**Work to complete:** Write only the number of lines holding the string "picture".
>> Begin Listed entries
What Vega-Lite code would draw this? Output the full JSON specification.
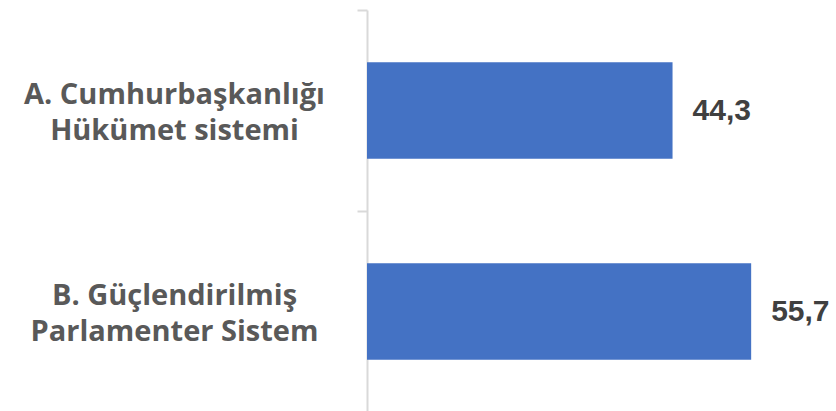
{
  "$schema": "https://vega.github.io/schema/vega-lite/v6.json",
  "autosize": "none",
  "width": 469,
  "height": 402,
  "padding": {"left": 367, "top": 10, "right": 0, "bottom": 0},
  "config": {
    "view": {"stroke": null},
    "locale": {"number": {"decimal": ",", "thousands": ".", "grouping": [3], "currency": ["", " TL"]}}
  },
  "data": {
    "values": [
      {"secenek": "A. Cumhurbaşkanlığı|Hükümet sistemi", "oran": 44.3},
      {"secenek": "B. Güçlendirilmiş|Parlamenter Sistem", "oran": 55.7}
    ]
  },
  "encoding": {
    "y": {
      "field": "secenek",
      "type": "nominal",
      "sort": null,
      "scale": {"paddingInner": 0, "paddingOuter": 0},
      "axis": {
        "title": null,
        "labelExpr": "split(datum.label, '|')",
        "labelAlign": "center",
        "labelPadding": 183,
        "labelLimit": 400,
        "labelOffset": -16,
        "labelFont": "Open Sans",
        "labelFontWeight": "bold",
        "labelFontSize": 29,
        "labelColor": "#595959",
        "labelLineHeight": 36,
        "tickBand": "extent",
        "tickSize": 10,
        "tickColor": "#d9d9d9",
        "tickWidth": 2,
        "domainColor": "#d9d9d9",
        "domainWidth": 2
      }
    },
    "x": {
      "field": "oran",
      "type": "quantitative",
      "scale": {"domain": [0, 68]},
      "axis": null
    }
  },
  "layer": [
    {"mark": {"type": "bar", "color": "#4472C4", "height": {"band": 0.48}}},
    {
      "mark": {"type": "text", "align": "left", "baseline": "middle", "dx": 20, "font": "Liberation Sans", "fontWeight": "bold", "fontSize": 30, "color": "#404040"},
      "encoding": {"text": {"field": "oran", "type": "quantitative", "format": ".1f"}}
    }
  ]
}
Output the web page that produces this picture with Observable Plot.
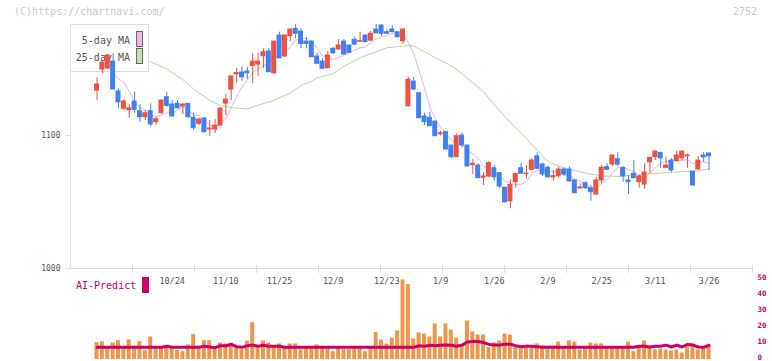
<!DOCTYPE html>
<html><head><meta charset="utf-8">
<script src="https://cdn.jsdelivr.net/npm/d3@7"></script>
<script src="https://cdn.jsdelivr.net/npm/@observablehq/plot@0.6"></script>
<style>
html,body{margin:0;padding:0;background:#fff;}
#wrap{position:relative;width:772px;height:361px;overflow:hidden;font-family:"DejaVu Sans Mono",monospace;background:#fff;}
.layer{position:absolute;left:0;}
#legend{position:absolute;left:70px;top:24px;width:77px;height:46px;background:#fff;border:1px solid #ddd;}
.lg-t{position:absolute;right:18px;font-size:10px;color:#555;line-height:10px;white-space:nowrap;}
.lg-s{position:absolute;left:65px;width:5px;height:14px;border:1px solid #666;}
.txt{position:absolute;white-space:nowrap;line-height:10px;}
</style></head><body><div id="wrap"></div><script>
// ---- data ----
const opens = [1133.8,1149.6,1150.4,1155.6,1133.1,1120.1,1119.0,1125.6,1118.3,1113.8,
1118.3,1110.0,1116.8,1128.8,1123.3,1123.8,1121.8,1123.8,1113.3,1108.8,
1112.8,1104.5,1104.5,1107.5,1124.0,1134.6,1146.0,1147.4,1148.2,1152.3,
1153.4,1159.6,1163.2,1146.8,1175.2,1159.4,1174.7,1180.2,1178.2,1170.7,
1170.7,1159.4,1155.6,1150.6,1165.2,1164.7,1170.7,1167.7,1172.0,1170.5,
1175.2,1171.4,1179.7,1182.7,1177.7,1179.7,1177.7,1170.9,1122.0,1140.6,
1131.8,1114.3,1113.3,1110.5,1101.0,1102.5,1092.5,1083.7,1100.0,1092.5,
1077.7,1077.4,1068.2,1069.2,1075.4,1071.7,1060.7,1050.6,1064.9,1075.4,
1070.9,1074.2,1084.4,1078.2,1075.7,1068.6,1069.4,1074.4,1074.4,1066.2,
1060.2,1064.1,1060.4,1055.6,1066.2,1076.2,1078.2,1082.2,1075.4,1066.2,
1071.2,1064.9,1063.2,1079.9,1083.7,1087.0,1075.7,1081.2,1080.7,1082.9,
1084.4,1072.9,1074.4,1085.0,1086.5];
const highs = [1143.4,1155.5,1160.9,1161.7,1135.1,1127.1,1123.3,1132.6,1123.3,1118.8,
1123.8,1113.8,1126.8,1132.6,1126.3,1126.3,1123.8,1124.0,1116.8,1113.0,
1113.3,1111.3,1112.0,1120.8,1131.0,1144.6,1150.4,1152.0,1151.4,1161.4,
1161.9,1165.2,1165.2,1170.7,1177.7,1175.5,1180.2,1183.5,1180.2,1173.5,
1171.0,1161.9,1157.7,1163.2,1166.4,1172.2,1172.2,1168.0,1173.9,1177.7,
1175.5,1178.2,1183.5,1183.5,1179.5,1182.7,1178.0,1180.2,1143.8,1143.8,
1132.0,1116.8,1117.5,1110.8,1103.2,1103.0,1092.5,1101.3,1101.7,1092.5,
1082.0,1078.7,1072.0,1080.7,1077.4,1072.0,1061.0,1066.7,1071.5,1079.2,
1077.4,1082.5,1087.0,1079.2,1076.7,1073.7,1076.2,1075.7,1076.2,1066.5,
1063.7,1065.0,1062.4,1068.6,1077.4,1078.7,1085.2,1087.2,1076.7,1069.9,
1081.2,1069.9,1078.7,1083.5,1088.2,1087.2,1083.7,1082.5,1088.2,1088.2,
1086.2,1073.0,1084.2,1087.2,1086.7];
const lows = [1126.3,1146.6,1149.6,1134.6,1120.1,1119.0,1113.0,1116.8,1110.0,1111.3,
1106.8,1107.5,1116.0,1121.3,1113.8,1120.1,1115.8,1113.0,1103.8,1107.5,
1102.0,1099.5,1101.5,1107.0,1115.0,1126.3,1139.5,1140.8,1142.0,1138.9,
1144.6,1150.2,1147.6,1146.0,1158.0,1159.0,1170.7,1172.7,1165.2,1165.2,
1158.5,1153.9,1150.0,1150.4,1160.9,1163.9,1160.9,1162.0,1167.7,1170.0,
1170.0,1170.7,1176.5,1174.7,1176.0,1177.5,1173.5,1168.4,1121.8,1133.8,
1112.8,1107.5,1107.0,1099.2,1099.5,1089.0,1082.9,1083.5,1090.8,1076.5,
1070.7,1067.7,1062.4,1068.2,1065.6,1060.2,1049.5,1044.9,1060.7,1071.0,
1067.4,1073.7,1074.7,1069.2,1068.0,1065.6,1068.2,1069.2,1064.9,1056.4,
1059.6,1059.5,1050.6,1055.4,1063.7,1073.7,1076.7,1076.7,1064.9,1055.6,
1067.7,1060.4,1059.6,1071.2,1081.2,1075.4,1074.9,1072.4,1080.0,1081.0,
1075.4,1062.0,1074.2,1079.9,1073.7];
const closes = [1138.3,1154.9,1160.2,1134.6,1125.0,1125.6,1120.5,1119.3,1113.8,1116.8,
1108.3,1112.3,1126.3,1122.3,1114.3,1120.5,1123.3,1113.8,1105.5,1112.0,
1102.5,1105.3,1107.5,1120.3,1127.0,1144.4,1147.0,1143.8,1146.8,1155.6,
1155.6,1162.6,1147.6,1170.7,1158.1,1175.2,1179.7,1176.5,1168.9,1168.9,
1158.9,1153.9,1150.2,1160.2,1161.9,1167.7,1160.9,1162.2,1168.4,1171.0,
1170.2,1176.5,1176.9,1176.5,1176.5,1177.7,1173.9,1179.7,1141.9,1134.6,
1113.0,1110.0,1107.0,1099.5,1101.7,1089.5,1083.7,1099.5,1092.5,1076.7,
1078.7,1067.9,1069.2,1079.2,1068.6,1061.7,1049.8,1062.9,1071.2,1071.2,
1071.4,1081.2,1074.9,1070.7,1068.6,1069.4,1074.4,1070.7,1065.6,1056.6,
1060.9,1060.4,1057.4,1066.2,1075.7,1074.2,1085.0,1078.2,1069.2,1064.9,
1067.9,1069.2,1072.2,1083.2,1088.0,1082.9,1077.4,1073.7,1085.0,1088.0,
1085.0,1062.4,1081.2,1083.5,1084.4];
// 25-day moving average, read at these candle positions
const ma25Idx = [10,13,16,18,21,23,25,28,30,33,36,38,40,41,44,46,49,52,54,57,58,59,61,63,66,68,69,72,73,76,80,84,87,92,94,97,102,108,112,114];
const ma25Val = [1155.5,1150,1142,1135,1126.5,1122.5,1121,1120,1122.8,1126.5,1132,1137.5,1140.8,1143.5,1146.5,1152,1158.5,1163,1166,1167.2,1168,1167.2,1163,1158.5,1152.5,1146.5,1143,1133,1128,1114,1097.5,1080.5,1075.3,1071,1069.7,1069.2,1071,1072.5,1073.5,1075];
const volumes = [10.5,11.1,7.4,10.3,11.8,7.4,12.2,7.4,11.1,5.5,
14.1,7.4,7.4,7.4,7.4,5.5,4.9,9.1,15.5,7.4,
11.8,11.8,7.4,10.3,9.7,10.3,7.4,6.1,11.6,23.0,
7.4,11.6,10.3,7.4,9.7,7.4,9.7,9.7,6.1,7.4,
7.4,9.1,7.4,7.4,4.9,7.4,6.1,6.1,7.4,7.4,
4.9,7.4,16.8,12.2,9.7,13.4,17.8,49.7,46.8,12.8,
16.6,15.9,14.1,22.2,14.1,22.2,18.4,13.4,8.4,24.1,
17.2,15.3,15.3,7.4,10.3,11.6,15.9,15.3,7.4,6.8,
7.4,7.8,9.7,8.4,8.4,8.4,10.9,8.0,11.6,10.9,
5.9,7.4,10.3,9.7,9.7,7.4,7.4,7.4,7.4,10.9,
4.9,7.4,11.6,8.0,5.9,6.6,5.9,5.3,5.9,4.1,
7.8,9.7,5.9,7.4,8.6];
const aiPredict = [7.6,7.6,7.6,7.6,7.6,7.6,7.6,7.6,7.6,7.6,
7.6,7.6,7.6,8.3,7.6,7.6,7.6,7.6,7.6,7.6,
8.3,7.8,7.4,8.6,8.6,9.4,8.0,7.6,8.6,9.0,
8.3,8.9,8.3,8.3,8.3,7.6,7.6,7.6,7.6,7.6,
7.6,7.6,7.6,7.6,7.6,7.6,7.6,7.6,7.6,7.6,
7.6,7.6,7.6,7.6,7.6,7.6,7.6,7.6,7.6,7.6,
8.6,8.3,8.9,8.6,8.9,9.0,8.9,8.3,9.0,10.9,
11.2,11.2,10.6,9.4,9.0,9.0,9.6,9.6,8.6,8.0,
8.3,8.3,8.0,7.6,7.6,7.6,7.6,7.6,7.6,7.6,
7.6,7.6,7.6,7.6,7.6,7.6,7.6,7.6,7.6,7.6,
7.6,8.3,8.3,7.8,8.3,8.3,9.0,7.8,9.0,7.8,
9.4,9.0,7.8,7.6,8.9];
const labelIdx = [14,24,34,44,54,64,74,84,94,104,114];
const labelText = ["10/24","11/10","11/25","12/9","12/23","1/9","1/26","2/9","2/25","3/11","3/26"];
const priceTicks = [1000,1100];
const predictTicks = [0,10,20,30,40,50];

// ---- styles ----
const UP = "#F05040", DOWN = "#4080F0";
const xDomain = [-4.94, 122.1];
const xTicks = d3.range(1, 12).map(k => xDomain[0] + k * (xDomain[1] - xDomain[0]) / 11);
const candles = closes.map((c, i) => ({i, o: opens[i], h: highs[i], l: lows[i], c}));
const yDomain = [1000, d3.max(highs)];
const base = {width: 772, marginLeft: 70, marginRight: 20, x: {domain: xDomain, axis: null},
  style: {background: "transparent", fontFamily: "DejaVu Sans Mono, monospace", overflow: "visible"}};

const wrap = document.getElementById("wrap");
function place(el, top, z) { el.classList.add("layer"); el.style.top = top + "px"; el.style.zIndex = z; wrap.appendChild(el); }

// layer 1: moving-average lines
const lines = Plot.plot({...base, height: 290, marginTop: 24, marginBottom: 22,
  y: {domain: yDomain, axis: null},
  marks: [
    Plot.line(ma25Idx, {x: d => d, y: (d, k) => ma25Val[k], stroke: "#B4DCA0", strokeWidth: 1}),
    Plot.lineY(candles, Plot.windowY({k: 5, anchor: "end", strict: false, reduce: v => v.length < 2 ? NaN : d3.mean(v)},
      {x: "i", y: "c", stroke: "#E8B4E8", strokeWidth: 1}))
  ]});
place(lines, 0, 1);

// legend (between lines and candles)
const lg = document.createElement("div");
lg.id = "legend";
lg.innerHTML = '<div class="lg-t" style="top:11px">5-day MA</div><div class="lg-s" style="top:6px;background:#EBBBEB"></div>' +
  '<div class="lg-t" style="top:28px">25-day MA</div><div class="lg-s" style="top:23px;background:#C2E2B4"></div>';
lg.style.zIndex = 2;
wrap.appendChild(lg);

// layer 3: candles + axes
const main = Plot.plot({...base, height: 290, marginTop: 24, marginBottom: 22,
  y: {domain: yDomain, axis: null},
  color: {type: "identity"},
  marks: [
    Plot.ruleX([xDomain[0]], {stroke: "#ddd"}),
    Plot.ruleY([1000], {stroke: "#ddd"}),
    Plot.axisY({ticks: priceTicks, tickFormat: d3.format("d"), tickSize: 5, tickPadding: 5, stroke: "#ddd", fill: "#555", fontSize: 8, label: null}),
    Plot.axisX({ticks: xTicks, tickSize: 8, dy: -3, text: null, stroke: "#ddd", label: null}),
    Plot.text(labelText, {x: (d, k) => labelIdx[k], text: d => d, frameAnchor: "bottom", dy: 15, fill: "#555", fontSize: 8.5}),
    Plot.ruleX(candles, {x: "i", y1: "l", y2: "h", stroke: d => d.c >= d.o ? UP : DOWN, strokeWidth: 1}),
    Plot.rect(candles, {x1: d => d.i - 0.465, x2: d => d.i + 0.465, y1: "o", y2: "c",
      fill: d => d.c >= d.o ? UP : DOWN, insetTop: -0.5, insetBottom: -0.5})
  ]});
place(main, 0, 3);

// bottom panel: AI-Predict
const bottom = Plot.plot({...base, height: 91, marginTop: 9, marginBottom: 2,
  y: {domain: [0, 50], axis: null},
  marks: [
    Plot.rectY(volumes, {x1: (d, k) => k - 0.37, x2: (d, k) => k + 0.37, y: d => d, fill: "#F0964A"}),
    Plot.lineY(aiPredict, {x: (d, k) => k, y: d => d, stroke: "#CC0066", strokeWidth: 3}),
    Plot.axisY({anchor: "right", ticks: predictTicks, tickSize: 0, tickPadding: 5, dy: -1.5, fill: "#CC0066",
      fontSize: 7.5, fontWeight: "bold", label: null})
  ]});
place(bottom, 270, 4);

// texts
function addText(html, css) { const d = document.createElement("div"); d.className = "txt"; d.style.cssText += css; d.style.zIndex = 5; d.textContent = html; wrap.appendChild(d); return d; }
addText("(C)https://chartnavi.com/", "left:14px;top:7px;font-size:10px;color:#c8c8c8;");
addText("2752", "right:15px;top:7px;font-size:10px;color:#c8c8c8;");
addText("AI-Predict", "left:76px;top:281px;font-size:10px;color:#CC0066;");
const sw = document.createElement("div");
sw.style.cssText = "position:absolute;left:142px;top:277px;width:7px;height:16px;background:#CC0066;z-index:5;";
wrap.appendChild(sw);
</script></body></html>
>> End Listed entries
>> Begin Listed entries
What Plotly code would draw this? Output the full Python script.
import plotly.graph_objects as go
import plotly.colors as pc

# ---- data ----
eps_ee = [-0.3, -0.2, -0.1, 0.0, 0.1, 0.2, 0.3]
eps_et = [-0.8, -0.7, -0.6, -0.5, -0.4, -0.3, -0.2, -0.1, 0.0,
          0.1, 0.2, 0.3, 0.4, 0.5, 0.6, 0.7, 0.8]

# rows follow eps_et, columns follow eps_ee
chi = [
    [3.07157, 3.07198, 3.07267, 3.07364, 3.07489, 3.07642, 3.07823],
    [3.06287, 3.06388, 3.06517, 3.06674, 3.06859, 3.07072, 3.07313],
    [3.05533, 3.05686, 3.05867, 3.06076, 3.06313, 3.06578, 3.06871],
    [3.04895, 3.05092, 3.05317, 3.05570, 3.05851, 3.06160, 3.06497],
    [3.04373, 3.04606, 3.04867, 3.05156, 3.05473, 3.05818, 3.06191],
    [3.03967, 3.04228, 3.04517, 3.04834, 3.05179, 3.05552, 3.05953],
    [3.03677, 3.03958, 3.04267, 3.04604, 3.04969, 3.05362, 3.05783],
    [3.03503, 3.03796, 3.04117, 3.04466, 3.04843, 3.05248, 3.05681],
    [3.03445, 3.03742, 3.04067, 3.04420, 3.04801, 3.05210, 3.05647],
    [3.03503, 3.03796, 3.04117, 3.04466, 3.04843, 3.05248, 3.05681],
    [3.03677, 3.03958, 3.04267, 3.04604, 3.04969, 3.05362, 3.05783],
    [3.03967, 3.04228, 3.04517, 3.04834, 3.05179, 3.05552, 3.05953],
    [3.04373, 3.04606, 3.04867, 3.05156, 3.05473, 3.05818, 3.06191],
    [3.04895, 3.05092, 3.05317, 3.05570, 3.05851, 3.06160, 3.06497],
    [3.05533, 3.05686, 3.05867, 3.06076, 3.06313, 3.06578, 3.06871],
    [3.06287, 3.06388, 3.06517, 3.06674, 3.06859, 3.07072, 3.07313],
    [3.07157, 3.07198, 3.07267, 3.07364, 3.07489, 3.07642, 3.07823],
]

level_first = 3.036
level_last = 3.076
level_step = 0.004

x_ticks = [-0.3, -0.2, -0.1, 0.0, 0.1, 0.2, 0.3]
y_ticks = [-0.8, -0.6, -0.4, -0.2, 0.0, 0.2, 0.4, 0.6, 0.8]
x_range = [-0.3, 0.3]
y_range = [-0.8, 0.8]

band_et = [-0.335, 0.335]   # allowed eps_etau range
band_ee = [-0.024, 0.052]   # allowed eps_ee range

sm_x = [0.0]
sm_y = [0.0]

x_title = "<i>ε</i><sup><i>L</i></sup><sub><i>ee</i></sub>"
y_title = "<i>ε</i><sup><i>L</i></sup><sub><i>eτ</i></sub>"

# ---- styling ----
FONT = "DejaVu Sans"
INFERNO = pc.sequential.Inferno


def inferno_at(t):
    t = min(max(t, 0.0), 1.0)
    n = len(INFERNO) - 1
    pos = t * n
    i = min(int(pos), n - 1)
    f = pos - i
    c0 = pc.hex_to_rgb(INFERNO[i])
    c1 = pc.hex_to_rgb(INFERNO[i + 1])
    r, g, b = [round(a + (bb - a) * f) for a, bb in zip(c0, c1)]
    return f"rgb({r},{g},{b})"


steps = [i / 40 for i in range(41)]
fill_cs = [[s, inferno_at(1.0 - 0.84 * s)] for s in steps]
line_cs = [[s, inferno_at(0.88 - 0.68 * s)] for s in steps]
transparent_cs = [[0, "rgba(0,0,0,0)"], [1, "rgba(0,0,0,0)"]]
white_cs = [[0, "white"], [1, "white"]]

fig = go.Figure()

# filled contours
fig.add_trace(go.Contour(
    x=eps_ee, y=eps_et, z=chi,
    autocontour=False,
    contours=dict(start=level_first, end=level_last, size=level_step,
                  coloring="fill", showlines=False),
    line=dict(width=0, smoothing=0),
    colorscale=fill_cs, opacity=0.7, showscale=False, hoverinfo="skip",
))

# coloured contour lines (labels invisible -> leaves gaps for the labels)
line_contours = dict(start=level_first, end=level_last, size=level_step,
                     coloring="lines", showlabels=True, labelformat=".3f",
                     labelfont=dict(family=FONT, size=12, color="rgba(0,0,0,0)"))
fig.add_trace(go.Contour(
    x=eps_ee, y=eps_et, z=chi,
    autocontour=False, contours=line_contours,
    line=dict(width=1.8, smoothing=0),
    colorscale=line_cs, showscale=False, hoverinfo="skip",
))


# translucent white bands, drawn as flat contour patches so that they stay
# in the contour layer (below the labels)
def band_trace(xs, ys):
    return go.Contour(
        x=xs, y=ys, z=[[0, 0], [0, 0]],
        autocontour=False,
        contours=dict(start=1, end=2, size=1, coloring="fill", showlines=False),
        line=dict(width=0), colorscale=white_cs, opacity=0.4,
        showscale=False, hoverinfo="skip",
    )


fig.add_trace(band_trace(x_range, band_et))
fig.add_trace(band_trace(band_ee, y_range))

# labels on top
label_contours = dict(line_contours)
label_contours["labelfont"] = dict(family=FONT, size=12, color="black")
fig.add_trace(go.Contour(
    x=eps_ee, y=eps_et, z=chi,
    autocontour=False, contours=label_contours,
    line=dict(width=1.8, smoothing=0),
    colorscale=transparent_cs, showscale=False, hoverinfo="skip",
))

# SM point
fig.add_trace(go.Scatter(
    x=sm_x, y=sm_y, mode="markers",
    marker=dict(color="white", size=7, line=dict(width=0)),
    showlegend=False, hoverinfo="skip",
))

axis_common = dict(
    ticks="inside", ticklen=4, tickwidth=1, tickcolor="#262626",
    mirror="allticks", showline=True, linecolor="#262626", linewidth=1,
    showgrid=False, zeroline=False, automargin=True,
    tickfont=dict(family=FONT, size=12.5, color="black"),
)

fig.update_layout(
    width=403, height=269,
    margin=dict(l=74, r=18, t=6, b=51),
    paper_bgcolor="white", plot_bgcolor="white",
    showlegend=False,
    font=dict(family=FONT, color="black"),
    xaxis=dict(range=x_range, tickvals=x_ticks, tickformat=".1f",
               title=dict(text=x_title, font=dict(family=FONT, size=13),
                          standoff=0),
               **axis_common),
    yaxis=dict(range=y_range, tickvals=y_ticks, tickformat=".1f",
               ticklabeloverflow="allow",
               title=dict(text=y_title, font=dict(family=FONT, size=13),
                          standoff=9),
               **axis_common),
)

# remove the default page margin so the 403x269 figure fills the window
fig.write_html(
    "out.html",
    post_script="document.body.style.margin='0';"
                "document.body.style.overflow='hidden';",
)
>> End Listed entries
**Correct output:** 1